L’évaluation du bien immobilier revêt une importance cruciale pour éviter les redressements fiscaux. L’administration peut contester une valorisation manifestement sous-évaluée ou surévaluée, entraînant des pénalités et intérêts de retard. Le recours à une expertise immobilière professionnelle sécurise l’opération en établissant une valeur vénale incontestable basée sur les critères du marché local.
La publicité foncière doit également être effectuée dans les délais réglementaires pour rendre l’acquisition opposable aux tiers. Cette formalité, bien que technique, conditionne la sécurité juridique de la transaction et protège les droits de la SCI acquéreuse contre d’éventuelles revendications ultérieures.
La complexité administrative de la cession SCI justifie pleinement l’accompagnement par des professionnels spécialisés en droit immobilier et fiscal pour optimiser l’opération.
Vous devez également anticiper les obligations déclaratives post-cession, notamment la déclaration de la plus-value immobilière dans les délais impartis et le respect des engagements pris dans le cadre d’éventuels dispositifs d’exonération. La tenue d’une comptabilité rigoureuse devient indispensable pour documenter l’ensemble des flux financiers et justifier le traitement fiscal retenu. Cette rigueur administrative, bien qu’exigeante, garantit la pérennité des avantages fiscaux obtenus et évite les remises en cause ultérieures par l’administration.

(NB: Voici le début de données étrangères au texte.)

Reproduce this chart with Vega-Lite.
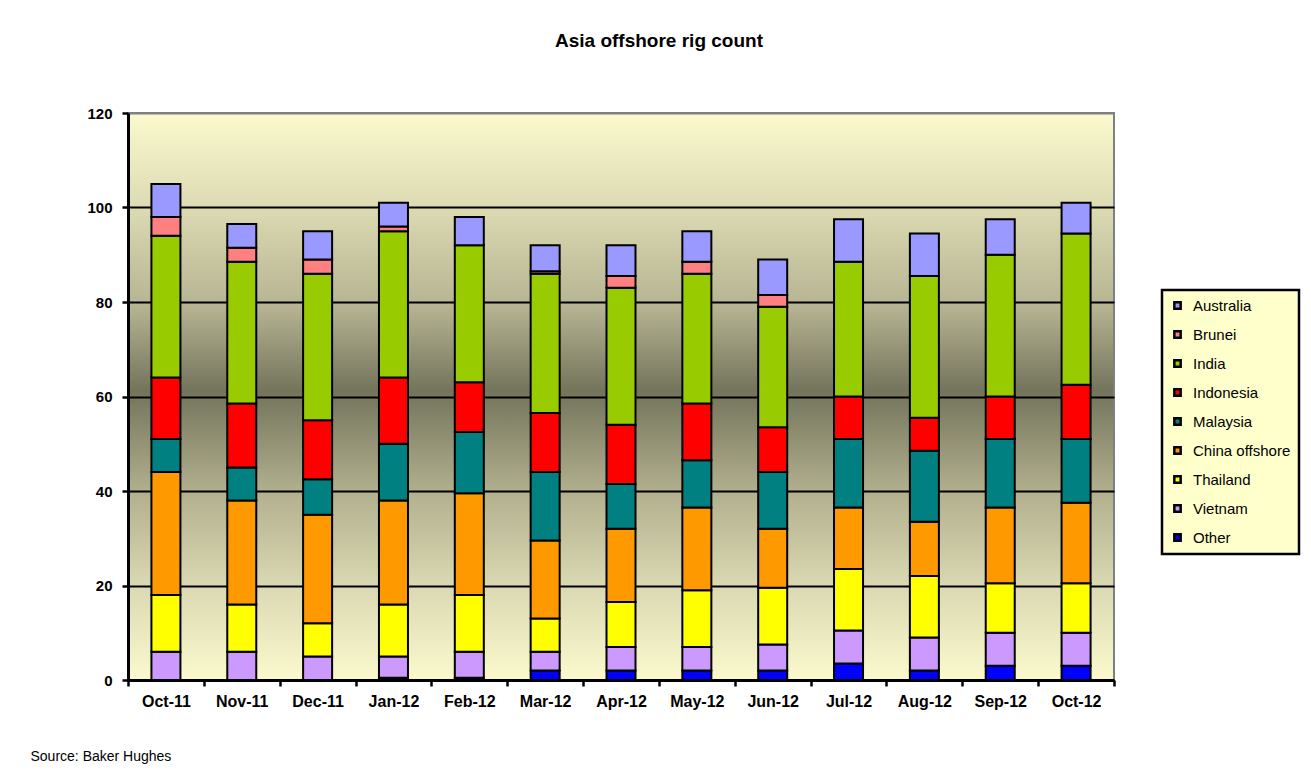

En définitive, la vente de votre maison à une SCI constitue une stratégie patrimoniale sophistiquée aux multiples bénéfices. L’optimisation fiscale, la facilitation de la transmission, la protection patrimoniale et l’amélioration de la gestion collective transforment radicalement votre approche immobilière. Cette mutation structurelle nécessite cependant une expertise technique approfondie pour maximiser les avantages tout en respectant le cadre réglementaire strict qui encadre ces opérations.